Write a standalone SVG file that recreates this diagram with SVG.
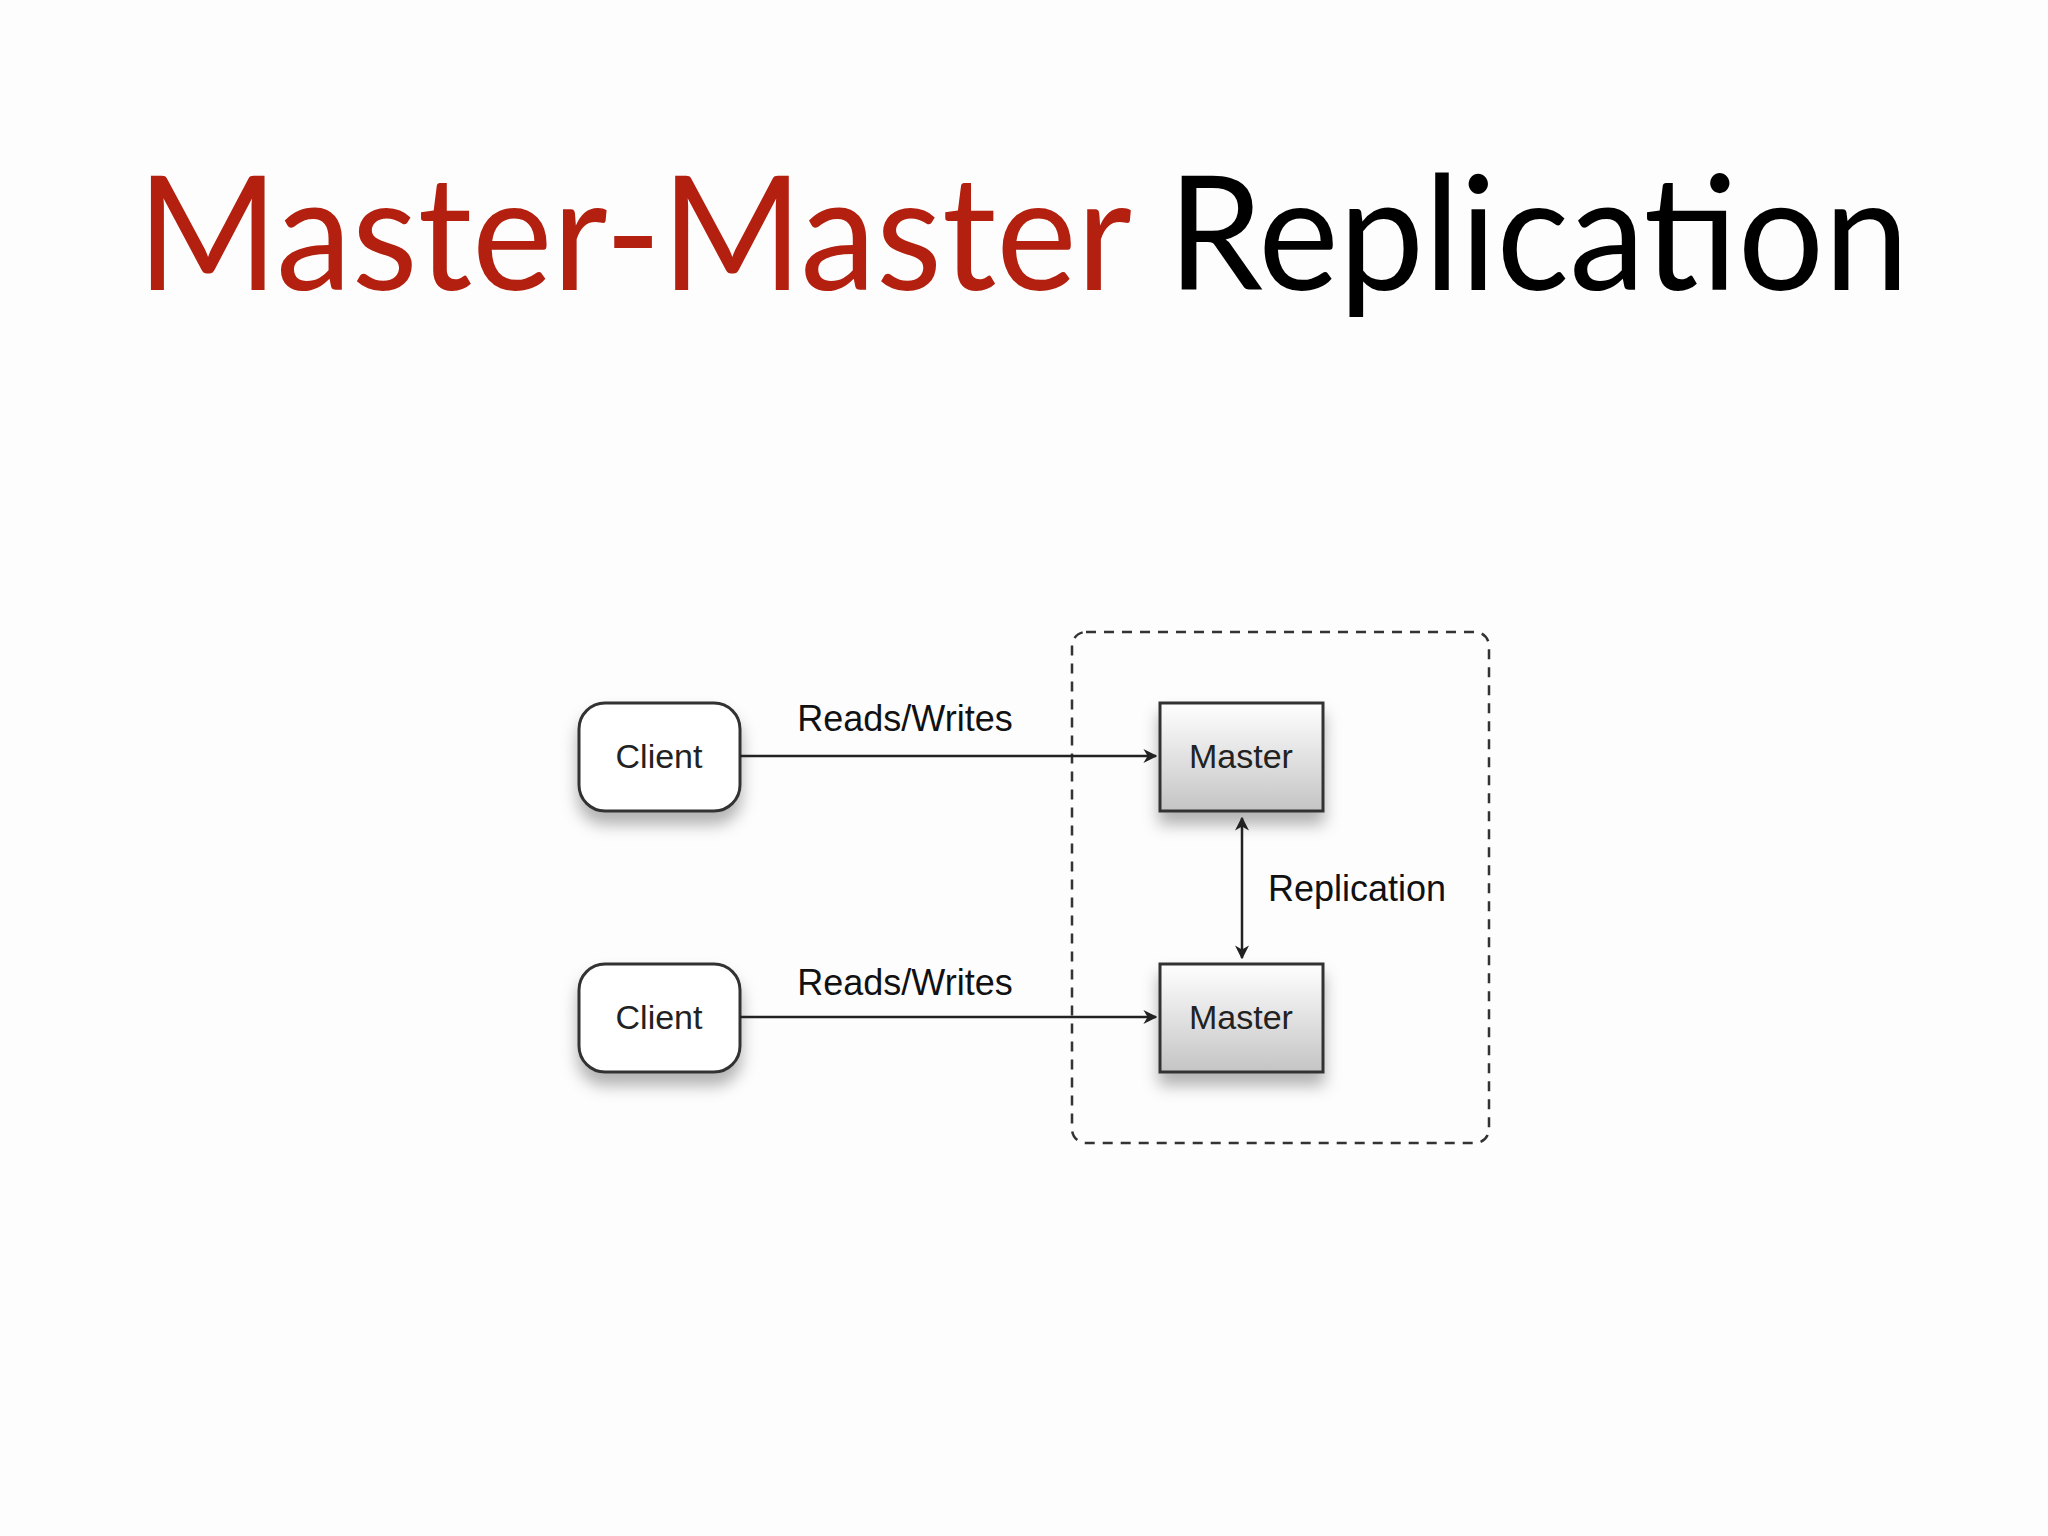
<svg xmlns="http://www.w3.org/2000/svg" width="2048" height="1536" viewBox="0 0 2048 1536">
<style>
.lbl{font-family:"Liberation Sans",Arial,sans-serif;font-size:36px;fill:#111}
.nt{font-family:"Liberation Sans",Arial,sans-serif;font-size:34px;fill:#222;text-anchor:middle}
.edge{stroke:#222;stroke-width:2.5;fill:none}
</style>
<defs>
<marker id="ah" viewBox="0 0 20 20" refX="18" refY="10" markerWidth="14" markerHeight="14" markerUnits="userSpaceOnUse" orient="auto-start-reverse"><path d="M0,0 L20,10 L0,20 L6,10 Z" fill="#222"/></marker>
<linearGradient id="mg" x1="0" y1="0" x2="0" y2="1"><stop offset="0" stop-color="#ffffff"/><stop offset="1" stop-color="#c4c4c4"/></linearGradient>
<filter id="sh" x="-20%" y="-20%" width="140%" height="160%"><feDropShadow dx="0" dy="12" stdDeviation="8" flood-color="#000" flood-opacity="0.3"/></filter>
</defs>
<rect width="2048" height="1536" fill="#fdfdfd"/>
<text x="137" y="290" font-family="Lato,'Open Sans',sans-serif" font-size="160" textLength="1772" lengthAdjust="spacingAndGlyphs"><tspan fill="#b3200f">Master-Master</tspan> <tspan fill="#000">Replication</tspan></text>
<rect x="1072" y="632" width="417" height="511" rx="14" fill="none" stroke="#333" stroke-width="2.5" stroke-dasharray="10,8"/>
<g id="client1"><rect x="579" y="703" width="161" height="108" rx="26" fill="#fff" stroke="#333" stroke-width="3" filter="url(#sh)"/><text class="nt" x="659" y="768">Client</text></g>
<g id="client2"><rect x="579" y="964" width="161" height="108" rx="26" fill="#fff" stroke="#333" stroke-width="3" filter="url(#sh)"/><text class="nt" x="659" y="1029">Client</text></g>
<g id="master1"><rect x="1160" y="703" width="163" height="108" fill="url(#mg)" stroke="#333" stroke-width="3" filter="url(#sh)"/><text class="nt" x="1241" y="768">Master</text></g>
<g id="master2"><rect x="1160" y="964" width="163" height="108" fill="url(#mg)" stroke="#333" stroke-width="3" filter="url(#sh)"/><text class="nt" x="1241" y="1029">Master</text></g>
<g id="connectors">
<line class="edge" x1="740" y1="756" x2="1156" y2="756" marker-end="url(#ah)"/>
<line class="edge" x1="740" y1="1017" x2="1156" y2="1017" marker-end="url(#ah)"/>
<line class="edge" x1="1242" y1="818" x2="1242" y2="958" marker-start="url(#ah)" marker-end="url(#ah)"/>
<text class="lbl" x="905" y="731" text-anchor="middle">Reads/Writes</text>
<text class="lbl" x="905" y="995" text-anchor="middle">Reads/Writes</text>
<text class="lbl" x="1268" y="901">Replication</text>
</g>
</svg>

■ ■ ■

What you will do
Reproduce the material above in full, exactly, with no images.

Solution
Write a standalone SVG file that recreates this diagram with SVG.
<svg xmlns="http://www.w3.org/2000/svg" width="2048" height="1536" viewBox="0 0 2048 1536">
<style>
.lbl{font-family:"Liberation Sans",Arial,sans-serif;font-size:36px;fill:#111}
.nt{font-family:"Liberation Sans",Arial,sans-serif;font-size:34px;fill:#222;text-anchor:middle}
.edge{stroke:#222;stroke-width:2.5;fill:none}
</style>
<defs>
<marker id="ah" viewBox="0 0 20 20" refX="18" refY="10" markerWidth="14" markerHeight="14" markerUnits="userSpaceOnUse" orient="auto-start-reverse"><path d="M0,0 L20,10 L0,20 L6,10 Z" fill="#222"/></marker>
<linearGradient id="mg" x1="0" y1="0" x2="0" y2="1"><stop offset="0" stop-color="#ffffff"/><stop offset="1" stop-color="#c4c4c4"/></linearGradient>
<filter id="sh" x="-20%" y="-20%" width="140%" height="160%"><feDropShadow dx="0" dy="12" stdDeviation="8" flood-color="#000" flood-opacity="0.3"/></filter>
</defs>
<rect width="2048" height="1536" fill="#fdfdfd"/>
<text x="137" y="290" font-family="Lato,'Open Sans',sans-serif" font-size="160" textLength="1772" lengthAdjust="spacingAndGlyphs"><tspan fill="#b3200f">Master-Master</tspan> <tspan fill="#000">Replication</tspan></text>
<rect x="1072" y="632" width="417" height="511" rx="14" fill="none" stroke="#333" stroke-width="2.5" stroke-dasharray="10,8"/>
<g id="client1"><rect x="579" y="703" width="161" height="108" rx="26" fill="#fff" stroke="#333" stroke-width="3" filter="url(#sh)"/><text class="nt" x="659" y="768">Client</text></g>
<g id="client2"><rect x="579" y="964" width="161" height="108" rx="26" fill="#fff" stroke="#333" stroke-width="3" filter="url(#sh)"/><text class="nt" x="659" y="1029">Client</text></g>
<g id="master1"><rect x="1160" y="703" width="163" height="108" fill="url(#mg)" stroke="#333" stroke-width="3" filter="url(#sh)"/><text class="nt" x="1241" y="768">Master</text></g>
<g id="master2"><rect x="1160" y="964" width="163" height="108" fill="url(#mg)" stroke="#333" stroke-width="3" filter="url(#sh)"/><text class="nt" x="1241" y="1029">Master</text></g>
<g id="connectors">
<line class="edge" x1="740" y1="756" x2="1156" y2="756" marker-end="url(#ah)"/>
<line class="edge" x1="740" y1="1017" x2="1156" y2="1017" marker-end="url(#ah)"/>
<line class="edge" x1="1242" y1="818" x2="1242" y2="958" marker-start="url(#ah)" marker-end="url(#ah)"/>
<text class="lbl" x="905" y="731" text-anchor="middle">Reads/Writes</text>
<text class="lbl" x="905" y="995" text-anchor="middle">Reads/Writes</text>
<text class="lbl" x="1268" y="901">Replication</text>
</g>
</svg>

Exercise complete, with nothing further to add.